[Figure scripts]
*****

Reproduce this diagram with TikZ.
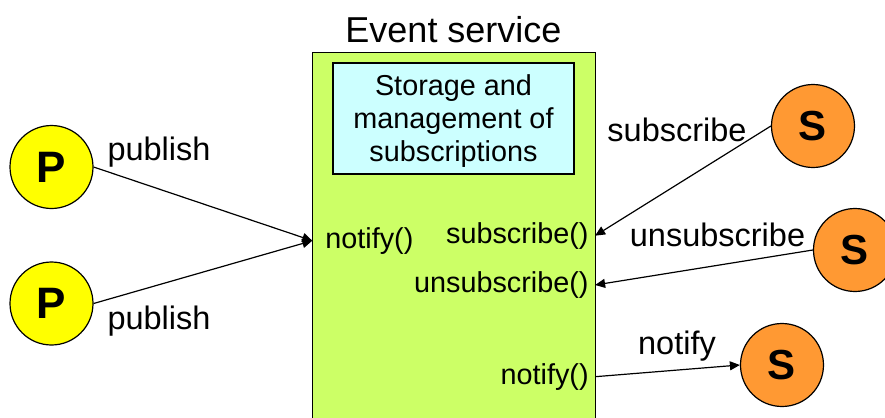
\documentclass[tikz,border=0pt]{standalone}
\usepackage{fontspec}
\setmainfont{Liberation Sans}
\usetikzlibrary{arrows.meta}
\definecolor{pubyellow}{HTML}{FFFF00}
\definecolor{suborange}{HTML}{FF9933}
\definecolor{svcgreen}{HTML}{CCFF66}
\definecolor{storecyan}{HTML}{CCFFFF}
\tikzset{
  party/.style={circle, draw, line width=0.6pt, minimum size=41.5pt, inner sep=0pt, font=\fontsize{22}{22}\selectfont\bfseries},
  pub/.style={party, fill=pubyellow},
  sub/.style={party, fill=suborange, font=\fontsize{21}{21}\selectfont\bfseries},
  msg/.style={inner sep=0pt, font=\fontsize{16.25}{18}\selectfont},
  method/.style={inner sep=0pt, font=\fontsize{14.4}{16}\selectfont},
  call/.style={-{Triangle[length=5pt,width=4.5pt]}, line width=0.6pt}
}
\begin{document}
\begin{tikzpicture}[x=0.5pt, y=-0.5pt]
\useasboundingbox (0,0) rectangle (885,418);
\node (svc) [fill=svcgreen, anchor=north west, minimum width=141pt, minimum height=183pt, inner sep=0pt] at (312.3,52.3) {};
\draw [line width=0.6pt] (svc.south west) -- (svc.north west) -- (svc.north east) -- (svc.south east);
\node (title) [inner sep=0pt, font=\fontsize{18}{20}\selectfont] at (453.5,29.5) {Event service};
\node (store) [draw, line width=0.6pt, fill=storecyan, minimum width=120.5pt, minimum height=55.5pt, inner sep=0pt] at (453.5,118.5) {};
\node (storeText) [align=center, inner sep=0pt, font=\fontsize{14.4}{16.3}\selectfont] at (453.5,121) {Storage and\\management of\\subscriptions};
\node (notifyIn) [method, anchor=west] at (325,240.7) {notify()};
\node (subIn) [method, anchor=east] at (589,235.7) {subscribe()};
\node (unsubIn) [method, anchor=east] at (589,285) {unsubscribe()};
\node (notifyOut) [method, anchor=east] at (589,376.7) {notify()};
\node (pubA) [pub] at (51.5,167) {P};
\node (pubB) [pub] at (51.5,303.5) {P};
\node (subA) [sub] at (813,126) {S};
\node (subB) [sub] at (855,250) {S};
\node (subC) [sub] at (782,365) {S};
\node (pubMsgA) [msg] at (159,152) {publish};
\node (pubMsgB) [msg] at (159,321) {publish};
\node (subMsg) [msg] at (677,130) {subscribe};
\node (unsubMsg) [msg] at (717.5,235) {unsubscribe};
\node (notifyMsg) [msg] at (677,346) {notify};
\draw [call] (pubA.east) -- (svc.west |- notifyIn.west);
\draw [call] (pubB.east) -- (svc.west |- notifyIn.west);
\draw [call] (subA.west) -- (svc.east |- subIn.east);
\draw [call] (subB.west) -- (svc.east |- unsubIn.east);
\draw [call] (svc.east |- notifyOut.east) -- (subC.west);
\end{tikzpicture}
\end{document}
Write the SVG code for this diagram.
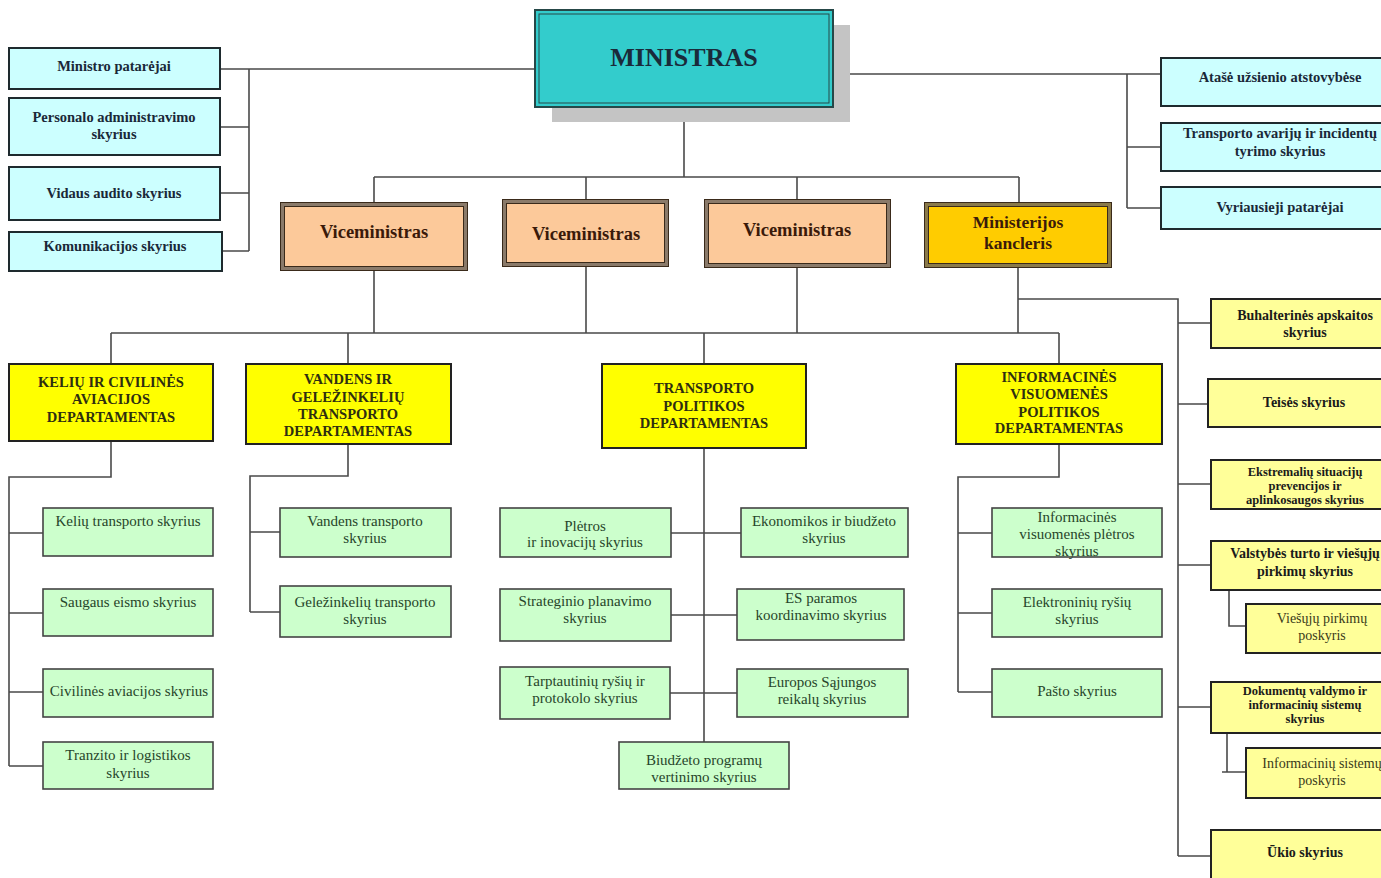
<svg xmlns="http://www.w3.org/2000/svg" width="1381" height="878" viewBox="0 0 1381 878">
<style>
text{font-family:"Liberation Serif","Times New Roman",serif;text-anchor:middle}
.b{font-weight:bold}
.cy{fill:#ccffff;stroke:#1e2a2e;stroke-width:2}
.ty{fill:#1a2838;font-size:14.5px;font-weight:bold}
.dep{fill:#ffff00;stroke:#222;stroke-width:2}
.td{fill:#2e2e10;font-size:14.5px;font-weight:bold}
.gr{fill:#ccffcc;stroke:#444;stroke-width:1.6}
.tg{fill:#27452a;font-size:15px}
.ly{fill:#ffff99;stroke:#222;stroke-width:2}
.tl{fill:#1a1a1a;font-size:14px;font-weight:bold}
.ts{fill:#1a1a1a;font-size:12.5px;font-weight:bold}
.tln{fill:#3a3a1a;font-size:14px}
.vo{fill:#fcc99a;stroke:#8a7a6a;stroke-width:3}
.vi{fill:none;stroke:#3a2a1a;stroke-width:1}
.tv{fill:#3a1a0a;font-size:18.5px;font-weight:bold}
.cn{fill:none;stroke:#4a4a4a;stroke-width:1.6}
</style>
<rect width="1381" height="878" fill="#ffffff"/>
<g id="connectors" class="cn">
<path d="M220 69H535M249 69V251M220 127H249M220 193H249M222 251H249"/>
<path d="M850 74H1161M1127 74V208M1127 147H1161M1127 208H1161"/>
<path d="M684 122V177M374 177H1019M374 177V203M586 177V200M797 177V200M1019 177V203"/>
<path d="M374 270V333M586 266V333M797 267V333M1018 267V333M111 333H1059M111 333V364M348 333V364M704 333V364M1059 333V364"/>
<path d="M1018 299H1178V856M1178 323H1211M1178 404H1208M1178 484H1211M1178 565H1211M1178 707H1211M1178 856H1211"/>
<path d="M1229 590V626H1246M1227 733V772H1246M1222 772H1227"/>
<path d="M111 441V477H9V766M9 533H43M9 613H43M9 692H43M9 766H43"/>
<path d="M348 444V476H250V612M250 532H280M250 612H280"/>
<path d="M704 448V742M671 533H741M671 615H737M670 693H737"/>
<path d="M1059 444V477H958V692M958 533H992M958 613H992M958 692H992"/>
</g>
<g id="ministras">
<rect x="552" y="25" width="298" height="97" fill="#c4c4c4"/>
<rect x="535" y="10" width="298" height="97" fill="#33cccc" stroke="#264848" stroke-width="2"/>
<rect x="539" y="14" width="290" height="89" fill="none" stroke="#264848" stroke-width="1"/>
<text x="684" y="66" class="b" style="font-size:26px;fill:#1a2a3a">MINISTRAS</text>
</g>
<g id="ministro-patarejai"><rect class="cy" x="9" y="48" width="211" height="41"/><text class="ty" x="114" y="71">Ministro patarėjai</text></g>
<g id="personalo"><rect class="cy" x="9" y="98" width="211" height="57"/><text class="ty" x="114" y="122">Personalo administravimo</text><text class="ty" x="114" y="139">skyrius</text></g>
<g id="vidaus-audito"><rect class="cy" x="9" y="167" width="211" height="53"/><text class="ty" x="114" y="198">Vidaus audito skyrius</text></g>
<g id="komunikacijos"><rect class="cy" x="9" y="232" width="213" height="39"/><text class="ty" x="115" y="251">Komunikacijos skyrius</text></g>
<g id="atase"><rect class="cy" x="1161" y="58" width="238" height="48"/><text class="ty" x="1280" y="82">Atašė užsienio atstovybėse</text></g>
<g id="transporto-avariju"><rect class="cy" x="1161" y="123" width="238" height="48"/><text class="ty" x="1280" y="138">Transporto avarijų ir incidentų</text><text class="ty" x="1280" y="156">tyrimo skyrius</text></g>
<g id="vyriausieji"><rect class="cy" x="1161" y="187" width="238" height="42"/><text class="ty" x="1280" y="212">Vyriausieji patarėjai</text></g>
<g id="viceministras-1"><rect class="vo" x="282.5" y="204.5" width="183" height="64"/><rect class="vi" x="280.5" y="202.5" width="187" height="68"/><rect class="vi" x="284.5" y="206.5" width="179" height="60"/><text class="tv" x="374" y="238">Viceministras</text></g>
<g id="viceministras-2"><rect class="vo" x="504.5" y="201.5" width="162" height="63"/><rect class="vi" x="502.5" y="199.5" width="166" height="67"/><rect class="vi" x="506.5" y="203.5" width="158" height="59"/><text class="tv" x="586" y="240">Viceministras</text></g>
<g id="viceministras-3"><rect class="vo" x="706.5" y="201.5" width="182" height="64"/><rect class="vi" x="704.5" y="199.5" width="186" height="68"/><rect class="vi" x="708.5" y="203.5" width="178" height="60"/><text class="tv" x="797" y="236">Viceministras</text></g>
<g id="kancleris"><rect x="926.5" y="204.5" width="183" height="61" fill="#ffcc00" stroke="#8a7a4a" stroke-width="3"/><rect class="vi" x="924.5" y="202.5" width="187" height="65"/><rect class="vi" x="928.5" y="206.5" width="179" height="57"/><text class="tv" x="1018" y="228" style="font-size:17.5px">Ministerijos</text><text class="tv" x="1018" y="249" style="font-size:17.5px">kancleris</text></g>
<g id="keliu-dep"><rect class="dep" x="9" y="364" width="204" height="77"/><text class="td" x="111" y="387">KELIŲ IR CIVILINĖS</text><text class="td" x="111" y="404">AVIACIJOS</text><text class="td" x="111" y="422">DEPARTAMENTAS</text></g>
<g id="vandens-dep"><rect class="dep" x="246" y="364" width="205" height="80"/><text class="td" x="348" y="384">VANDENS IR</text><text class="td" x="348" y="402">GELEŽINKELIŲ</text><text class="td" x="348" y="419">TRANSPORTO</text><text class="td" x="348" y="436">DEPARTAMENTAS</text></g>
<g id="transporto-dep"><rect class="dep" x="602" y="364" width="204" height="84"/><text class="td" x="704" y="393">TRANSPORTO</text><text class="td" x="704" y="411">POLITIKOS</text><text class="td" x="704" y="428">DEPARTAMENTAS</text></g>
<g id="informacines-dep"><rect class="dep" x="956" y="364" width="206" height="80"/><text class="td" x="1059" y="382">INFORMACINĖS</text><text class="td" x="1059" y="399">VISUOMENĖS</text><text class="td" x="1059" y="417">POLITIKOS</text><text class="td" x="1059" y="433">DEPARTAMENTAS</text></g>
<g id="keliu-transporto"><rect class="gr" x="43" y="508" width="170" height="48"/><text class="tg" x="128" y="526">Kelių transporto skyrius</text></g>
<g id="saugaus-eismo"><rect class="gr" x="43" y="589" width="170" height="47"/><text class="tg" x="128" y="607">Saugaus eismo skyrius</text></g>
<g id="civilines-aviacijos"><rect class="gr" x="43" y="669" width="170" height="48"/><text class="tg" x="129" y="696">Civilinės aviacijos skyrius</text></g>
<g id="tranzito"><rect class="gr" x="43" y="742" width="170" height="47"/><text class="tg" x="128" y="760">Tranzito ir logistikos</text><text class="tg" x="128" y="778">skyrius</text></g>
<g id="vandens-transporto"><rect class="gr" x="280" y="508" width="171" height="49"/><text class="tg" x="365" y="526">Vandens transporto</text><text class="tg" x="365" y="543">skyrius</text></g>
<g id="gelezinkeliu"><rect class="gr" x="280" y="586" width="171" height="51"/><text class="tg" x="365" y="607">Geležinkelių transporto</text><text class="tg" x="365" y="624">skyrius</text></g>
<g id="pletros"><rect class="gr" x="500" y="508" width="171" height="49"/><text class="tg" x="585" y="531">Plėtros</text><text class="tg" x="585" y="547">ir inovacijų skyrius</text></g>
<g id="ekonomikos"><rect class="gr" x="741" y="508" width="167" height="49"/><text class="tg" x="824" y="526">Ekonomikos  ir biudžeto</text><text class="tg" x="824" y="543">skyrius</text></g>
<g id="strateginio"><rect class="gr" x="500" y="589" width="171" height="52"/><text class="tg" x="585" y="606">Strateginio planavimo</text><text class="tg" x="585" y="623">skyrius</text></g>
<g id="es-paramos"><rect class="gr" x="737" y="589" width="167" height="51"/><text class="tg" x="821" y="603">ES paramos</text><text class="tg" x="821" y="620">koordinavimo skyrius</text></g>
<g id="tarptautiniu"><rect class="gr" x="500" y="667" width="170" height="52"/><text class="tg" x="585" y="686">Tarptautinių ryšių ir</text><text class="tg" x="585" y="703">protokolo skyrius</text></g>
<g id="europos"><rect class="gr" x="737" y="669" width="171" height="48"/><text class="tg" x="822" y="687">Europos Sąjungos</text><text class="tg" x="822" y="704">reikalų skyrius</text></g>
<g id="biudzeto"><rect class="gr" x="619" y="742" width="170" height="47"/><text class="tg" x="704" y="765">Biudžeto programų</text><text class="tg" x="704" y="782">vertinimo  skyrius</text></g>
<g id="informacines-pletros"><rect class="gr" x="992" y="508" width="170" height="49"/><text class="tg" x="1077" y="522">Informacinės</text><text class="tg" x="1077" y="539">visuomenės plėtros</text><text class="tg" x="1077" y="556">skyrius</text></g>
<g id="elektroniniu"><rect class="gr" x="992" y="589" width="170" height="48"/><text class="tg" x="1077" y="607">Elektroninių ryšių</text><text class="tg" x="1077" y="624">skyrius</text></g>
<g id="pasto"><rect class="gr" x="992" y="669" width="170" height="48"/><text class="tg" x="1077" y="696">Pašto skyrius</text></g>
<g id="buhalterines"><rect class="ly" x="1211" y="299" width="189" height="49"/><text class="tl" x="1305" y="320">Buhalterinės apskaitos</text><text class="tl" x="1305" y="337">skyrius</text></g>
<g id="teises"><rect class="ly" x="1208" y="379" width="192" height="48"/><text class="tl" x="1304" y="407">Teisės skyrius</text></g>
<g id="ekstremaliu"><rect class="ly" x="1211" y="460" width="189" height="49"/><text class="ts" x="1305" y="476">Ekstremalių situacijų</text><text class="ts" x="1305" y="490">prevencijos ir</text><text class="ts" x="1305" y="504">aplinkosaugos skyrius</text></g>
<g id="valstybes-turto"><rect class="ly" x="1211" y="541" width="189" height="49"/><text class="tl" x="1305" y="558">Valstybės turto ir viešųjų</text><text class="tl" x="1305" y="576">pirkimų skyrius</text></g>
<g id="viesuju-pirkimu"><rect class="ly" x="1246" y="604" width="154" height="49"/><text class="tln" x="1322" y="623">Viešųjų pirkimų</text><text class="tln" x="1322" y="640">poskyris</text></g>
<g id="dokumentu"><rect class="ly" x="1211" y="682" width="189" height="51"/><text class="ts" x="1305" y="695">Dokumentų valdymo ir</text><text class="ts" x="1305" y="709">informacinių sistemų</text><text class="ts" x="1305" y="723">skyrius</text></g>
<g id="informaciniu-sistemu"><rect class="ly" x="1246" y="748" width="154" height="50"/><text class="tln" x="1322" y="768">Informacinių sistemų</text><text class="tln" x="1322" y="785">poskyris</text></g>
<g id="ukio"><rect class="ly" x="1211" y="830" width="189" height="60"/><text class="tl" x="1305" y="857">Ūkio skyrius</text></g>
</svg>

*****

- EXERCISE DESCRIPTION -
Using the records above, list each line that includes "this".

- SOLUTION BELOW -
Reproduce this diagram with TikZ.
Write the SVG code for this diagram.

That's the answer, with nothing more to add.